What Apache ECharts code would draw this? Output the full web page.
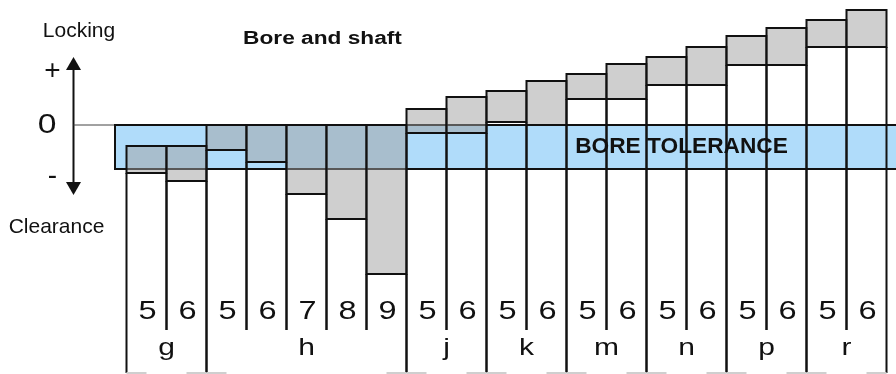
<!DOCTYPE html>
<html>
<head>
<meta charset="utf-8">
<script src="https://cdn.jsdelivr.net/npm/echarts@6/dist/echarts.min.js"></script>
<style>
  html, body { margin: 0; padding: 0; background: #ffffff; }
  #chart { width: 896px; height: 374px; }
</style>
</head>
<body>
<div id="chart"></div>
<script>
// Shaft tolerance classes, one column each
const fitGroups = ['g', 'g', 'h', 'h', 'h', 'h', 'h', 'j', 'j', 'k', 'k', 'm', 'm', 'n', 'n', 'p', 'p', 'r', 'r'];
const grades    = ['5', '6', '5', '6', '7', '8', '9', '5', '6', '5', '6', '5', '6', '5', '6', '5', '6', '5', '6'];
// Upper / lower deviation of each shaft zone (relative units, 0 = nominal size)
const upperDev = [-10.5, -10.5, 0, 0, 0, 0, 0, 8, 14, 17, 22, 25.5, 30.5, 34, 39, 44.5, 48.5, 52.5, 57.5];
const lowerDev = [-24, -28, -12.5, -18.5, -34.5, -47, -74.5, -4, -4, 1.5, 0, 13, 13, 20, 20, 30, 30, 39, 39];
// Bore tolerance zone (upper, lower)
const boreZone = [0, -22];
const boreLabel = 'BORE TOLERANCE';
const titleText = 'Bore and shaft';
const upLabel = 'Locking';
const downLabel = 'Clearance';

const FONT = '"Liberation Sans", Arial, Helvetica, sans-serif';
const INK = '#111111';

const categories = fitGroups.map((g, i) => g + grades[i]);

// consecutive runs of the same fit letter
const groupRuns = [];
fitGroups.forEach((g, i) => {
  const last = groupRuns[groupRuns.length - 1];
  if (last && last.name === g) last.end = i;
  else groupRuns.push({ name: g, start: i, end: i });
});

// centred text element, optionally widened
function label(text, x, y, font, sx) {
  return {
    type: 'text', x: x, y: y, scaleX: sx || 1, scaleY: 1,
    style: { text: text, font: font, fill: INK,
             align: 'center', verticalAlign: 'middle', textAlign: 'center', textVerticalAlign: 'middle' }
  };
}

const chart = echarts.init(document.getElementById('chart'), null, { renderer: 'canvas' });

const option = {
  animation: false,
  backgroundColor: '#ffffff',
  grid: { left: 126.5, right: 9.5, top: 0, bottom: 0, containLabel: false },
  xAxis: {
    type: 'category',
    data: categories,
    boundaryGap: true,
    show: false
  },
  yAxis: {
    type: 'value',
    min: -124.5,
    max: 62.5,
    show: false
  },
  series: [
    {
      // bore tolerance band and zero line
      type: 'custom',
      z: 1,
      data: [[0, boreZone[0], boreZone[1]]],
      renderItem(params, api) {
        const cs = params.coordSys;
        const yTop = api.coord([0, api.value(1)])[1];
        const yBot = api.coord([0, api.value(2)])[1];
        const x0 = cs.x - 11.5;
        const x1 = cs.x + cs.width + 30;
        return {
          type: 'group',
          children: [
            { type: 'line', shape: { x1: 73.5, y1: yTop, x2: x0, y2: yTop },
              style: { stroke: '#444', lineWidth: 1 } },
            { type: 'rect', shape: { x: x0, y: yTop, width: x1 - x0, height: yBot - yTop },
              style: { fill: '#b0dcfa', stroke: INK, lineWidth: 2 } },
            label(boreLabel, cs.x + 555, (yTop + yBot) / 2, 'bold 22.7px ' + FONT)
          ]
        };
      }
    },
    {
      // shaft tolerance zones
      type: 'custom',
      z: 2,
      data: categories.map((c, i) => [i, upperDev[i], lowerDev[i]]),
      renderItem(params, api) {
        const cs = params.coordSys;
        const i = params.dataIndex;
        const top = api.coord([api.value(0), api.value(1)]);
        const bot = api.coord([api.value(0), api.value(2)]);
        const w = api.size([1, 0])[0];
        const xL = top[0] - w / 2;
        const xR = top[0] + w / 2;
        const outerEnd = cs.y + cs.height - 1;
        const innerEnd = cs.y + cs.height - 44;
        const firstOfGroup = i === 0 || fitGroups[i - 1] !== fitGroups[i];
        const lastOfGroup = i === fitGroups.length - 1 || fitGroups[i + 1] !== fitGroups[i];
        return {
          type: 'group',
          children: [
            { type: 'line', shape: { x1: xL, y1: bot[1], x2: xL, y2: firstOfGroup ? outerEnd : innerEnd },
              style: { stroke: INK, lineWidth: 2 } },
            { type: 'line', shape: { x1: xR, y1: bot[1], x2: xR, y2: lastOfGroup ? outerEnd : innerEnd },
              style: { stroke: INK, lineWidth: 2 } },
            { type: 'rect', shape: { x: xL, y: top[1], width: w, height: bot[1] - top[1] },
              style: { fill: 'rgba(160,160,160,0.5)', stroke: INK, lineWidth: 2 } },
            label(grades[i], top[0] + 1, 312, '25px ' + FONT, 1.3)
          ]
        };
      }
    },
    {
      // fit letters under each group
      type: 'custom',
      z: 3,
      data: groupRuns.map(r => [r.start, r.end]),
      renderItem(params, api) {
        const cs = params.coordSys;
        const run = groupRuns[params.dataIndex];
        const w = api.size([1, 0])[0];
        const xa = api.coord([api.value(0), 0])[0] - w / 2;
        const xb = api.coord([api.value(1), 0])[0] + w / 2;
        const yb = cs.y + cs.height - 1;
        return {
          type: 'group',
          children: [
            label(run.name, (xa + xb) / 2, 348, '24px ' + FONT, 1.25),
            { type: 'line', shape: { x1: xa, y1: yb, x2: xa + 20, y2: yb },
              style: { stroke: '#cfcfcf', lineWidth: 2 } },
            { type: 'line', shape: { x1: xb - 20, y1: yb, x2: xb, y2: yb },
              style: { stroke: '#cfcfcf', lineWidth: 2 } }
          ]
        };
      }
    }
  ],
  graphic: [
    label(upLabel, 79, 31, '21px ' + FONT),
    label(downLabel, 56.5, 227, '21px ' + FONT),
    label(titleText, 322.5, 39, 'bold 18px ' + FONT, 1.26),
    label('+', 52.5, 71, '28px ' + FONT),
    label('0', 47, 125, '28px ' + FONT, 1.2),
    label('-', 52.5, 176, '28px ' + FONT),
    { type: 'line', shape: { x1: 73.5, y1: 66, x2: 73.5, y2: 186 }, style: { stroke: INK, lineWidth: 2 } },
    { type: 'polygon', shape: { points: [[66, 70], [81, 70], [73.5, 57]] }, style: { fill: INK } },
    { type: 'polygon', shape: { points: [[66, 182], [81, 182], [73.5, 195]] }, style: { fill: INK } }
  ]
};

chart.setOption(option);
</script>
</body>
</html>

_To do:_
Write out the material above again, word for word, minus its pictures.

_Response:_
What Apache ECharts code would draw this? Output the full web page.
<!DOCTYPE html>
<html>
<head>
<meta charset="utf-8">
<script src="https://cdn.jsdelivr.net/npm/echarts@6/dist/echarts.min.js"></script>
<style>
  html, body { margin: 0; padding: 0; background: #ffffff; }
  #chart { width: 896px; height: 374px; }
</style>
</head>
<body>
<div id="chart"></div>
<script>
// Shaft tolerance classes, one column each
const fitGroups = ['g', 'g', 'h', 'h', 'h', 'h', 'h', 'j', 'j', 'k', 'k', 'm', 'm', 'n', 'n', 'p', 'p', 'r', 'r'];
const grades    = ['5', '6', '5', '6', '7', '8', '9', '5', '6', '5', '6', '5', '6', '5', '6', '5', '6', '5', '6'];
// Upper / lower deviation of each shaft zone (relative units, 0 = nominal size)
const upperDev = [-10.5, -10.5, 0, 0, 0, 0, 0, 8, 14, 17, 22, 25.5, 30.5, 34, 39, 44.5, 48.5, 52.5, 57.5];
const lowerDev = [-24, -28, -12.5, -18.5, -34.5, -47, -74.5, -4, -4, 1.5, 0, 13, 13, 20, 20, 30, 30, 39, 39];
// Bore tolerance zone (upper, lower)
const boreZone = [0, -22];
const boreLabel = 'BORE TOLERANCE';
const titleText = 'Bore and shaft';
const upLabel = 'Locking';
const downLabel = 'Clearance';

const FONT = '"Liberation Sans", Arial, Helvetica, sans-serif';
const INK = '#111111';

const categories = fitGroups.map((g, i) => g + grades[i]);

// consecutive runs of the same fit letter
const groupRuns = [];
fitGroups.forEach((g, i) => {
  const last = groupRuns[groupRuns.length - 1];
  if (last && last.name === g) last.end = i;
  else groupRuns.push({ name: g, start: i, end: i });
});

// centred text element, optionally widened
function label(text, x, y, font, sx) {
  return {
    type: 'text', x: x, y: y, scaleX: sx || 1, scaleY: 1,
    style: { text: text, font: font, fill: INK,
             align: 'center', verticalAlign: 'middle', textAlign: 'center', textVerticalAlign: 'middle' }
  };
}

const chart = echarts.init(document.getElementById('chart'), null, { renderer: 'canvas' });

const option = {
  animation: false,
  backgroundColor: '#ffffff',
  grid: { left: 126.5, right: 9.5, top: 0, bottom: 0, containLabel: false },
  xAxis: {
    type: 'category',
    data: categories,
    boundaryGap: true,
    show: false
  },
  yAxis: {
    type: 'value',
    min: -124.5,
    max: 62.5,
    show: false
  },
  series: [
    {
      // bore tolerance band and zero line
      type: 'custom',
      z: 1,
      data: [[0, boreZone[0], boreZone[1]]],
      renderItem(params, api) {
        const cs = params.coordSys;
        const yTop = api.coord([0, api.value(1)])[1];
        const yBot = api.coord([0, api.value(2)])[1];
        const x0 = cs.x - 11.5;
        const x1 = cs.x + cs.width + 30;
        return {
          type: 'group',
          children: [
            { type: 'line', shape: { x1: 73.5, y1: yTop, x2: x0, y2: yTop },
              style: { stroke: '#444', lineWidth: 1 } },
            { type: 'rect', shape: { x: x0, y: yTop, width: x1 - x0, height: yBot - yTop },
              style: { fill: '#b0dcfa', stroke: INK, lineWidth: 2 } },
            label(boreLabel, cs.x + 555, (yTop + yBot) / 2, 'bold 22.7px ' + FONT)
          ]
        };
      }
    },
    {
      // shaft tolerance zones
      type: 'custom',
      z: 2,
      data: categories.map((c, i) => [i, upperDev[i], lowerDev[i]]),
      renderItem(params, api) {
        const cs = params.coordSys;
        const i = params.dataIndex;
        const top = api.coord([api.value(0), api.value(1)]);
        const bot = api.coord([api.value(0), api.value(2)]);
        const w = api.size([1, 0])[0];
        const xL = top[0] - w / 2;
        const xR = top[0] + w / 2;
        const outerEnd = cs.y + cs.height - 1;
        const innerEnd = cs.y + cs.height - 44;
        const firstOfGroup = i === 0 || fitGroups[i - 1] !== fitGroups[i];
        const lastOfGroup = i === fitGroups.length - 1 || fitGroups[i + 1] !== fitGroups[i];
        return {
          type: 'group',
          children: [
            { type: 'line', shape: { x1: xL, y1: bot[1], x2: xL, y2: firstOfGroup ? outerEnd : innerEnd },
              style: { stroke: INK, lineWidth: 2 } },
            { type: 'line', shape: { x1: xR, y1: bot[1], x2: xR, y2: lastOfGroup ? outerEnd : innerEnd },
              style: { stroke: INK, lineWidth: 2 } },
            { type: 'rect', shape: { x: xL, y: top[1], width: w, height: bot[1] - top[1] },
              style: { fill: 'rgba(160,160,160,0.5)', stroke: INK, lineWidth: 2 } },
            label(grades[i], top[0] + 1, 312, '25px ' + FONT, 1.3)
          ]
        };
      }
    },
    {
      // fit letters under each group
      type: 'custom',
      z: 3,
      data: groupRuns.map(r => [r.start, r.end]),
      renderItem(params, api) {
        const cs = params.coordSys;
        const run = groupRuns[params.dataIndex];
        const w = api.size([1, 0])[0];
        const xa = api.coord([api.value(0), 0])[0] - w / 2;
        const xb = api.coord([api.value(1), 0])[0] + w / 2;
        const yb = cs.y + cs.height - 1;
        return {
          type: 'group',
          children: [
            label(run.name, (xa + xb) / 2, 348, '24px ' + FONT, 1.25),
            { type: 'line', shape: { x1: xa, y1: yb, x2: xa + 20, y2: yb },
              style: { stroke: '#cfcfcf', lineWidth: 2 } },
            { type: 'line', shape: { x1: xb - 20, y1: yb, x2: xb, y2: yb },
              style: { stroke: '#cfcfcf', lineWidth: 2 } }
          ]
        };
      }
    }
  ],
  graphic: [
    label(upLabel, 79, 31, '21px ' + FONT),
    label(downLabel, 56.5, 227, '21px ' + FONT),
    label(titleText, 322.5, 39, 'bold 18px ' + FONT, 1.26),
    label('+', 52.5, 71, '28px ' + FONT),
    label('0', 47, 125, '28px ' + FONT, 1.2),
    label('-', 52.5, 176, '28px ' + FONT),
    { type: 'line', shape: { x1: 73.5, y1: 66, x2: 73.5, y2: 186 }, style: { stroke: INK, lineWidth: 2 } },
    { type: 'polygon', shape: { points: [[66, 70], [81, 70], [73.5, 57]] }, style: { fill: INK } },
    { type: 'polygon', shape: { points: [[66, 182], [81, 182], [73.5, 195]] }, style: { fill: INK } }
  ]
};

chart.setOption(option);
</script>
</body>
</html>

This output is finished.